Problem details – Copy exactly, leaving out every image, the lines from the one with "Output the Python" through the one with "import seaborn as sns", inclusive.

Input for this task –
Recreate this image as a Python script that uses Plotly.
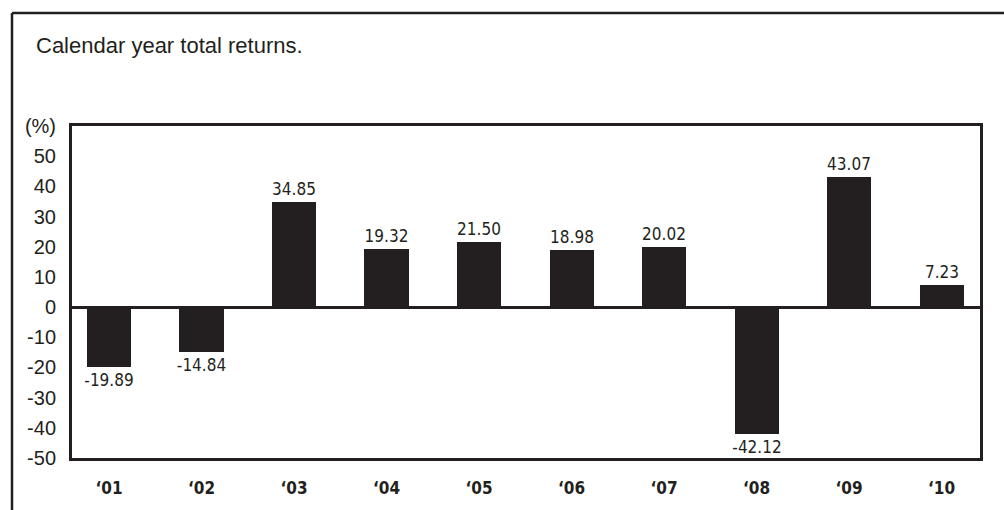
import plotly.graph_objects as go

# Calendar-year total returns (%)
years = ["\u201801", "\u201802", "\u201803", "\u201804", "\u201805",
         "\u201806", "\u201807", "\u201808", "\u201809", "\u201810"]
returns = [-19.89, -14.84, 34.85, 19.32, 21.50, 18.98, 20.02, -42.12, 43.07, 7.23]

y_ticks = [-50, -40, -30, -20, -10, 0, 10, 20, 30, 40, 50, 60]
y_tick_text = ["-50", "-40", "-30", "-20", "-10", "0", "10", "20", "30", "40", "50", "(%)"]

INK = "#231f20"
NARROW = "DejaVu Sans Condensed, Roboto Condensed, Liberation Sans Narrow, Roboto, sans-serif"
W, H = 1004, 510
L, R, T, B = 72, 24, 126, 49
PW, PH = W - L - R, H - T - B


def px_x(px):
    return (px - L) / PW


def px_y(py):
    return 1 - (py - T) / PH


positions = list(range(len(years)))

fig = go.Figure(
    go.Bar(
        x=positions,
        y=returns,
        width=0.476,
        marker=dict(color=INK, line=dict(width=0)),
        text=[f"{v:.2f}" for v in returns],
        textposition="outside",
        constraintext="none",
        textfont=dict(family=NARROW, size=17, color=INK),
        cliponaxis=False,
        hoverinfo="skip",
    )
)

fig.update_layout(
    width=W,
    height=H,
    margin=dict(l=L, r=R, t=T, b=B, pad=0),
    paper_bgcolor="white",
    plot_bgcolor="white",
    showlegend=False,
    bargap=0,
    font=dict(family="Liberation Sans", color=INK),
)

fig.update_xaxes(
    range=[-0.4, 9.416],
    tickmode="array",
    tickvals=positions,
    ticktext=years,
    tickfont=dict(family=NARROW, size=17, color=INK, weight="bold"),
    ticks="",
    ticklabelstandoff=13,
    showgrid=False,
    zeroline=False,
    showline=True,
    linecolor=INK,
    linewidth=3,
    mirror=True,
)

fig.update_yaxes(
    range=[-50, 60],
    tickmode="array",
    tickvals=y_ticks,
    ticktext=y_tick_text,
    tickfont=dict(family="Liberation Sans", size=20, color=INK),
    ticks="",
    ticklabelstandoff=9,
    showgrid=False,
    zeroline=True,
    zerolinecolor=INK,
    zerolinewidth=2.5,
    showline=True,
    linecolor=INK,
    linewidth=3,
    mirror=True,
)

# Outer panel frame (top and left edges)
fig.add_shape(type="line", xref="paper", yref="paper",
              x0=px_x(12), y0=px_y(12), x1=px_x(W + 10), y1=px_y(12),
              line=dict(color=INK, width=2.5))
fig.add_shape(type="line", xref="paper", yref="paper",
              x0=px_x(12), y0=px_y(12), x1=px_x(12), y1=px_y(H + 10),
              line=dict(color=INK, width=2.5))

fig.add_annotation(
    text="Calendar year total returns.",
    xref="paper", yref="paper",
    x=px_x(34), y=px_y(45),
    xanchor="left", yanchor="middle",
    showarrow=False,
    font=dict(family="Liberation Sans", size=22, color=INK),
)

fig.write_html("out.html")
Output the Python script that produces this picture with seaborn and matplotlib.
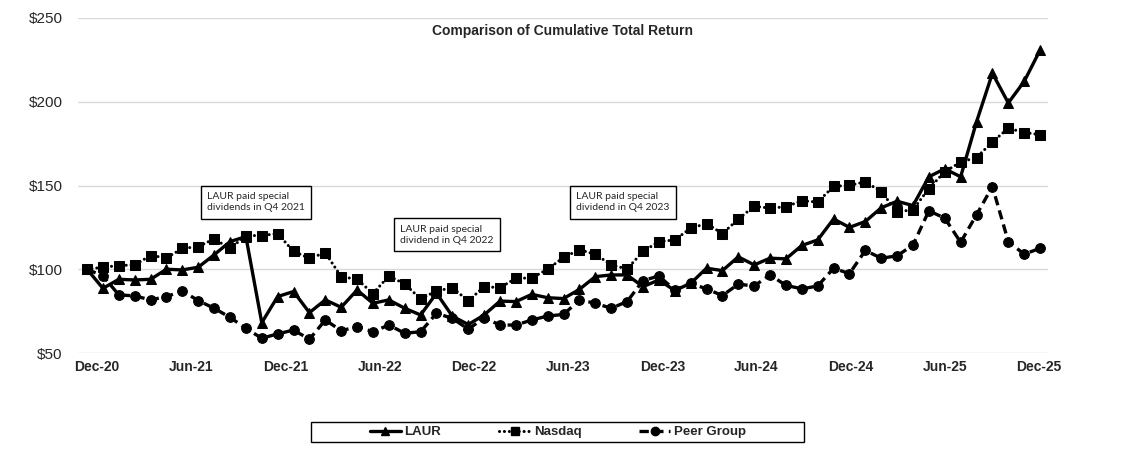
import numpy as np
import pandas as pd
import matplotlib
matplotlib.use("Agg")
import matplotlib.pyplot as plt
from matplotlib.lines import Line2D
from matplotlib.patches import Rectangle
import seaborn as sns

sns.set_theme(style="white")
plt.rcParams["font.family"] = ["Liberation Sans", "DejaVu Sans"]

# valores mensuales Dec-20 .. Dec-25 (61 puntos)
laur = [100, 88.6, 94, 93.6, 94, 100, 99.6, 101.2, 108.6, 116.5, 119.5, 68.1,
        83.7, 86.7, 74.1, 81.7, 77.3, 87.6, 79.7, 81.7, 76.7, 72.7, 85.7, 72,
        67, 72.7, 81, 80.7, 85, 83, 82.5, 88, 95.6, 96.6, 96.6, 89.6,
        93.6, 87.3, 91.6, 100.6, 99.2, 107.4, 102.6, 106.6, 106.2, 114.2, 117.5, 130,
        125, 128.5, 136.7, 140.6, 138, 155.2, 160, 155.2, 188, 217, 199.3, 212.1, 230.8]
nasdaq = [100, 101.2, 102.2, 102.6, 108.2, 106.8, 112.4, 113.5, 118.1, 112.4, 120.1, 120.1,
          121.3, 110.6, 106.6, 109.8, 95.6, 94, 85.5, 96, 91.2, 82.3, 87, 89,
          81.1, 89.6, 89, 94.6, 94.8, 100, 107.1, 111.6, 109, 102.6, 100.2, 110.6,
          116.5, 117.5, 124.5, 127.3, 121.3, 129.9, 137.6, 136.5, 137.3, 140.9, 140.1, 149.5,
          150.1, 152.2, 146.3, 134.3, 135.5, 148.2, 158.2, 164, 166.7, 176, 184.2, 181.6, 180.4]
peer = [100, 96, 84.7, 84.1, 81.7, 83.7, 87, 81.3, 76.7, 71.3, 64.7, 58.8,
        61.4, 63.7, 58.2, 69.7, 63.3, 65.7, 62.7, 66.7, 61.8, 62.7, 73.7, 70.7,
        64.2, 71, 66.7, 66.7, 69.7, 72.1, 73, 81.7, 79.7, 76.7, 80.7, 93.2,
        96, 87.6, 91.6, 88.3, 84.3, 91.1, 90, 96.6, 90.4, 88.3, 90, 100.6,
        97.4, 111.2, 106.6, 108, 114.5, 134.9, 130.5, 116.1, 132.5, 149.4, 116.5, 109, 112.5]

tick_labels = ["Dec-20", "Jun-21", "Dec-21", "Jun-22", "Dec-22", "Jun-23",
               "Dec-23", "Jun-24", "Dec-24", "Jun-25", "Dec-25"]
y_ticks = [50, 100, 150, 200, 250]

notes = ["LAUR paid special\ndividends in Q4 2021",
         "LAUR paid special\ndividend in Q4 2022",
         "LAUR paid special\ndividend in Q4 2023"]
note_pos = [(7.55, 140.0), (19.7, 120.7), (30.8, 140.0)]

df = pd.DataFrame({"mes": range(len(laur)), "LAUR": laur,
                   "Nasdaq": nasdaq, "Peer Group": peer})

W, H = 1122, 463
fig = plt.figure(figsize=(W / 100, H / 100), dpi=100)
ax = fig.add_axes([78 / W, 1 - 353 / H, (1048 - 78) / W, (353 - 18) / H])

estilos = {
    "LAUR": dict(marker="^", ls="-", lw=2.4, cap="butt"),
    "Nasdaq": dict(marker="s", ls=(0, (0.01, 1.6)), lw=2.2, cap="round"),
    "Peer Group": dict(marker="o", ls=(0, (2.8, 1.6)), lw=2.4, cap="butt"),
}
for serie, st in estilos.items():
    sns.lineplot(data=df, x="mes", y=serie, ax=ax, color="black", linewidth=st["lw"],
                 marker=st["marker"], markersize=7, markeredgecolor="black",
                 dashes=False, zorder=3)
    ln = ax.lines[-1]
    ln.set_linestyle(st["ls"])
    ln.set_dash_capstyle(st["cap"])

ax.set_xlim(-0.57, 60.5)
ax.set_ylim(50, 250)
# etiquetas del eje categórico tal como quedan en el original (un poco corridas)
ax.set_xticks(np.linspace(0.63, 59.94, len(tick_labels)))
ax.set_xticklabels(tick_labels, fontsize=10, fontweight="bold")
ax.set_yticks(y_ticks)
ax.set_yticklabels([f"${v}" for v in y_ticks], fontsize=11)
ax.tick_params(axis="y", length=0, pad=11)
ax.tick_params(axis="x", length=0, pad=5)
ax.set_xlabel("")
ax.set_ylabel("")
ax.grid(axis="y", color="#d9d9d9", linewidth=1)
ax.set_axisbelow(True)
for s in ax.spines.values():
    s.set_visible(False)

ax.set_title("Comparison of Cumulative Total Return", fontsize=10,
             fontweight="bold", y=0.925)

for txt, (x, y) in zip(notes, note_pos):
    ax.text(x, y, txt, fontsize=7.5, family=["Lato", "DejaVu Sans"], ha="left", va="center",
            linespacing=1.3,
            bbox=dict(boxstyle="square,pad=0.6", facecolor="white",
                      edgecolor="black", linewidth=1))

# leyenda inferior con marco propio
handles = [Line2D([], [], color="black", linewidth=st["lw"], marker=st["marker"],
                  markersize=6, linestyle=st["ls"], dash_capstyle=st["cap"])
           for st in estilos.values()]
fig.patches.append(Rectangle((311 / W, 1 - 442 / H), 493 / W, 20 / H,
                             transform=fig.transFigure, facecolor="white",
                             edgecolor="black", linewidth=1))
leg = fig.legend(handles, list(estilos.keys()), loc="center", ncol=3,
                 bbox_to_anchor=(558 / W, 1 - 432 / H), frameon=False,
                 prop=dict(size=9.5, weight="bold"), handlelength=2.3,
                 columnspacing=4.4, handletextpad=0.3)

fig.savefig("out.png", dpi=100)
==
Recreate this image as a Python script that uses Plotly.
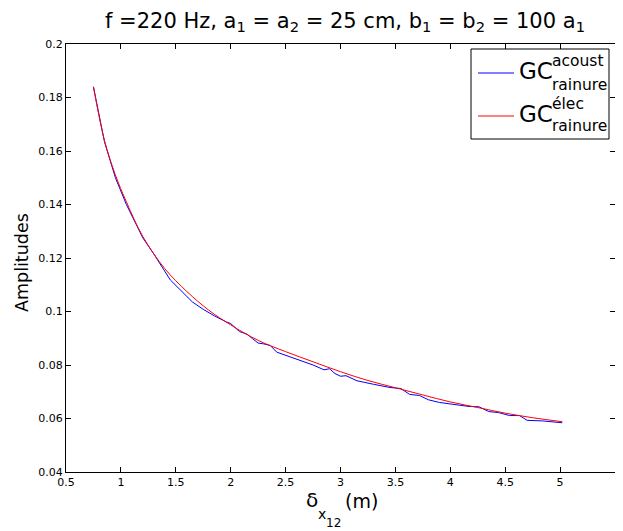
==
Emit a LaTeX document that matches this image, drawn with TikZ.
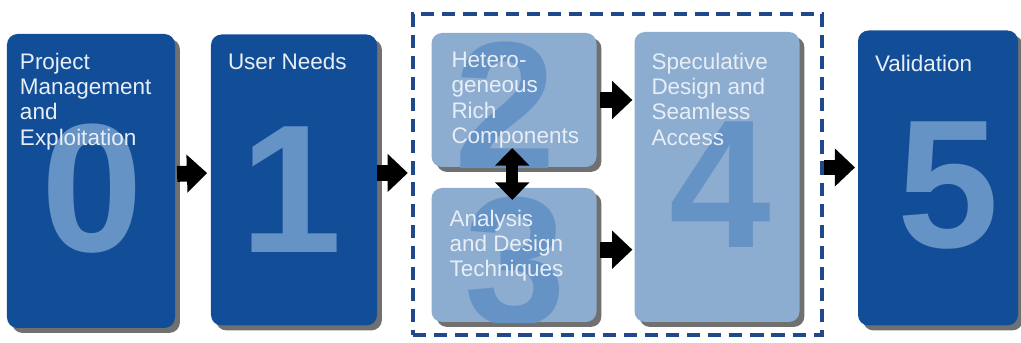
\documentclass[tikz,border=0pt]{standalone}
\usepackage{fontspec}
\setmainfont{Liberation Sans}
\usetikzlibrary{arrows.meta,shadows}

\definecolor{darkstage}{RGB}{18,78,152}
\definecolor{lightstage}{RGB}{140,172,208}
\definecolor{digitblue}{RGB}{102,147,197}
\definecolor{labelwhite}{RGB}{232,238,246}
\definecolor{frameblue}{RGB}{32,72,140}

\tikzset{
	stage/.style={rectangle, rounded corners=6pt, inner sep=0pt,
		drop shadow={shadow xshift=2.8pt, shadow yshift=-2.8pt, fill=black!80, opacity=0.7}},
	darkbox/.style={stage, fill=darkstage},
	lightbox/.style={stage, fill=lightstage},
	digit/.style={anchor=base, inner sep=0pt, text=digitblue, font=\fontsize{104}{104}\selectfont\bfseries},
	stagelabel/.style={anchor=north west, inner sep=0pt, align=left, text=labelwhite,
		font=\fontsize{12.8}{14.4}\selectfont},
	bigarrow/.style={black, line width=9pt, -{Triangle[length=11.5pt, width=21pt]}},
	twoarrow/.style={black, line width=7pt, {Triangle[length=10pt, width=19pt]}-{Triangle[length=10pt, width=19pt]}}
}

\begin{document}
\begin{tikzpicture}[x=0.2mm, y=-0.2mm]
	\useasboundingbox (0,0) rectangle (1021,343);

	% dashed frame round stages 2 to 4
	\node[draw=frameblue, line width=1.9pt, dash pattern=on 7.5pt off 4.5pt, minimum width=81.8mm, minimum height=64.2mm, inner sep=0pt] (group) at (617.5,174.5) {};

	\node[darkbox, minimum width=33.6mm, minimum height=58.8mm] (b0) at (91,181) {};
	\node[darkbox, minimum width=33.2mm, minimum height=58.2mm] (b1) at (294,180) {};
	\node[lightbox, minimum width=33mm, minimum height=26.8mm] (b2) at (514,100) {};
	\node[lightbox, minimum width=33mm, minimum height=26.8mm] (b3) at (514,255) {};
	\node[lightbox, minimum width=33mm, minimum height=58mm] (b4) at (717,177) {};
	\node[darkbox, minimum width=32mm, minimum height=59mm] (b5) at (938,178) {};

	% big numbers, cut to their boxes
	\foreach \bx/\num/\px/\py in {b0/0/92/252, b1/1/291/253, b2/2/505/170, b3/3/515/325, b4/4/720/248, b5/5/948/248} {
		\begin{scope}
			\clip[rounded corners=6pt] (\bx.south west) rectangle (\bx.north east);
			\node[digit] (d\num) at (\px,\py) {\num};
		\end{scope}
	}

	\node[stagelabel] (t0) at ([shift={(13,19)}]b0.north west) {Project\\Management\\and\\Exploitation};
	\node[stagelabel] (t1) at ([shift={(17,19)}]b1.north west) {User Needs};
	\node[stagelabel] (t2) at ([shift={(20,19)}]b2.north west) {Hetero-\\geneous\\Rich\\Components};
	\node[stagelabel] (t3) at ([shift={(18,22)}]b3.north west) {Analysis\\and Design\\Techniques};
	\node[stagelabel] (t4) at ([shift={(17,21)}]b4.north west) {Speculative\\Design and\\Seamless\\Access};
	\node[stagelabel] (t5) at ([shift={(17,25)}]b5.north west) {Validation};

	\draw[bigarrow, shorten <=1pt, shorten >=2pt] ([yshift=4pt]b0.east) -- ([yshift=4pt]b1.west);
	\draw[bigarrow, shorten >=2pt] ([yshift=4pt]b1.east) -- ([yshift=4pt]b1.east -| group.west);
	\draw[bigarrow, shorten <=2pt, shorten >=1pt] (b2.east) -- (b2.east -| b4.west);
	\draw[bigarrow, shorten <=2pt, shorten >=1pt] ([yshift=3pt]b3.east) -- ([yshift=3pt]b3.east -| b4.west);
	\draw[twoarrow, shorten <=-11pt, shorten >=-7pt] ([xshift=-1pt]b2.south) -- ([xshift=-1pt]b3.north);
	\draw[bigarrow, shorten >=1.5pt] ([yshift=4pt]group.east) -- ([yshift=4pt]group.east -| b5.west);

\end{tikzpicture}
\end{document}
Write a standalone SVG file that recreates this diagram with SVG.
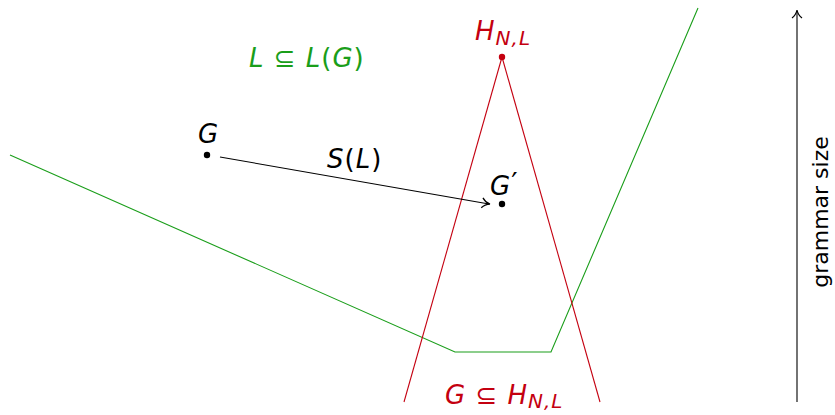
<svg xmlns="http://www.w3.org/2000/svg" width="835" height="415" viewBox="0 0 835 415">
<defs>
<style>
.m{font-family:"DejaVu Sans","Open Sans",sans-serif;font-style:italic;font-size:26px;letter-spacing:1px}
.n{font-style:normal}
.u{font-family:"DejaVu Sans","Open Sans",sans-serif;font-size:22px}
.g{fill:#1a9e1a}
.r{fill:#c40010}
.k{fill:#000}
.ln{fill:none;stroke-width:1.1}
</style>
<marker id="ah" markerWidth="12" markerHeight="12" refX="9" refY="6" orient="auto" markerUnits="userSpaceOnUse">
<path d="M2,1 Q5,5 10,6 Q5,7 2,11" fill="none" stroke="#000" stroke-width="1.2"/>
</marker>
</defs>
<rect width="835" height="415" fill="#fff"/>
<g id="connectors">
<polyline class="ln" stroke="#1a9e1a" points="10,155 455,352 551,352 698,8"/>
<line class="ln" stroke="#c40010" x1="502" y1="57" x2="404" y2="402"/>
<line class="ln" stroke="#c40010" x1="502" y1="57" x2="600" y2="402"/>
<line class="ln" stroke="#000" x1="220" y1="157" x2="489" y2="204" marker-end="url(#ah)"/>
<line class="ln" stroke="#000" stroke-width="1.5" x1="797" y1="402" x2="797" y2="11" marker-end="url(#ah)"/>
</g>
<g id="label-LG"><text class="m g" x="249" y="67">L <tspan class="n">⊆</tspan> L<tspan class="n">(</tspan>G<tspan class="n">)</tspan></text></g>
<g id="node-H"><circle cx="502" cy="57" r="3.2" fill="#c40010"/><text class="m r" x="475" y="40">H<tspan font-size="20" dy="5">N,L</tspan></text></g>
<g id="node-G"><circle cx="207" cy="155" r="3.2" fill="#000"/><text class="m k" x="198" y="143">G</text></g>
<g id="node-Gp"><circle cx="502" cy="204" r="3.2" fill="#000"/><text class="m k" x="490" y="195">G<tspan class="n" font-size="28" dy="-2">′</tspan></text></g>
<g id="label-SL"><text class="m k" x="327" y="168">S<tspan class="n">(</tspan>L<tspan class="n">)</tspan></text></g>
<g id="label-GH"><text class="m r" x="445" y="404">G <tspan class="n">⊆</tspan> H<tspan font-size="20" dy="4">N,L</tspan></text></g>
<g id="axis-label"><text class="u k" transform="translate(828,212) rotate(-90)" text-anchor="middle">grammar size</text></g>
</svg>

Solved problem –
Output the Python script that produces this picture with seaborn and matplotlib.
import numpy as np
import pandas as pd
import matplotlib
matplotlib.use("Agg")
import matplotlib.pyplot as plt
from matplotlib.lines import Line2D
from matplotlib.patches import Rectangle
import seaborn as sns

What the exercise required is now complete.